Murphy has the flu and it's making him sound cranky, exhausted and not quite there. But who can blame him? This is what happens when you go on tour for months on end — you try not to get sick, you stay up late, playing or making the scene, then you get sick and it doesn't go away. The man behind the electronic rock (or is that rocking electronic?) sensation LCD Soundsystem is in the middle of a European jaunt to support "Sound of Silver" (DFA/Capitol), LCD's second album and an odds-on favorite to end up on dozens of year-end top 10 lists. And if there's one environment that will keep you fluish, it's Belfast, where he's calling from.

"This last European tour was almost entirely festival dates," Murphy says. While this is tough to do in the United States, where destination festivals are few and far between, it's par for the course in Europe, where three or four festivals are happening every week in multiple countries.

That said, LCD Soundsystem has become the talk of this year's American summer festival circuit. The full band's dance-rock surprises concert-goers who expect electronic music to be a guy with turntables and a laptop. The overall effect is watching a dude checking his e-mail on stage. But not LCD — with Murphy braying into what looks like a vintage microphone, the 37-year-old is pure ringleader.

Perhaps surprisingly, Murphy, who composes and records most of LCD's music by himself, doesn't take the live show into consideration when arranging his music. "We're a cover band," Murphy says, simply. "Figuring out how we're going to play the songs is a completely different process from recording them."

The band (or, rather, the musical idea of the band) has kicked around since late 1999, when Murphy, an underemployed indie rocker, formed the DFA production partnership/label with Tim Goldsworthy. The two produced scene-defining combinations of punk crackle and dance beats as the Rapture's "House of Jealous Lovers." Murphy launched LCD in 2002 with the utterly brilliant "Losing My Edge," a hipster's (tongue in cheek) lament ("I'm losing my edge to the kids whose footsteps I hear when they get on the decks") and pocket history of subcultural cooler-than-thou-ism ("I was there in the Paradise Garage DJ booth with Larry Levan/ I was there in Jamaica during the great sound clashes") set to an insanely catchy bass line (da-doo-doo-doodoo-da-doo). More singles and a full-length followed in '05, with "Sound of Silver" this year.

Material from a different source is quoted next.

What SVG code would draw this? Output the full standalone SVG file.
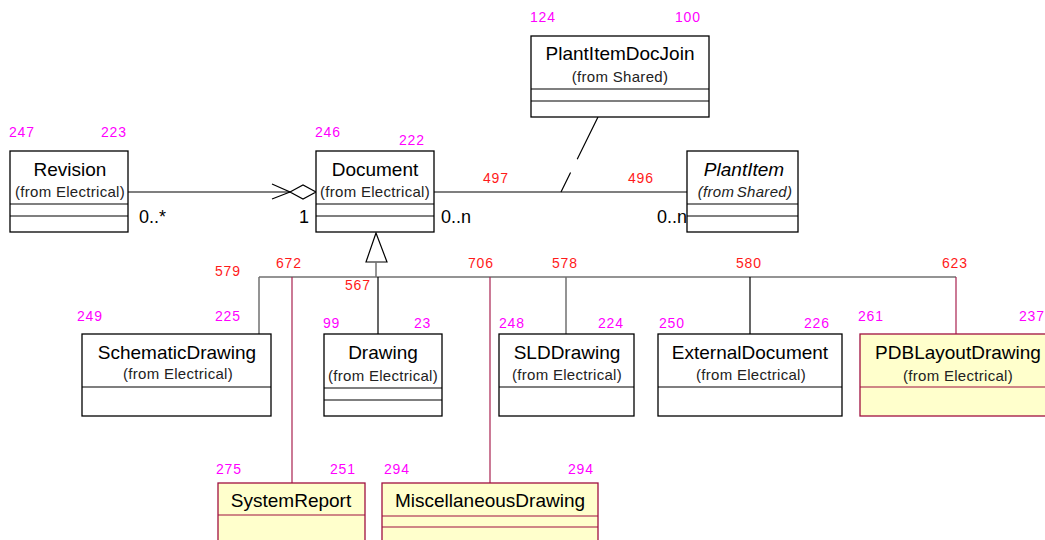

"The biggest difference about this one is that I didn't have as many songs in the bank," Murphy says, which is more than typical for album number two.

"I don't write on the road," he adds. "I write in my head and that's about it. No acoustic guitar or bongos."

He even sings on this one — the effect is strangely Bowie-esque, especially on the opener "Get Innocuous."

All of which reminds one that Murphy is that rarest of pop music animals: the artist who a) gets a second act to his career at all and b) produces a second act that's light years better than the first. Murphy played drums in indie rock also-rans Pony and Speedking. He's frank about those years and LCD's relationship to them.

"I sucked," he says. " I didn't have any discipline and no idea what I was doing. It was entirely me. I had a very fair shake back then."

And with that, James Murphy sounds like he's going back to bed.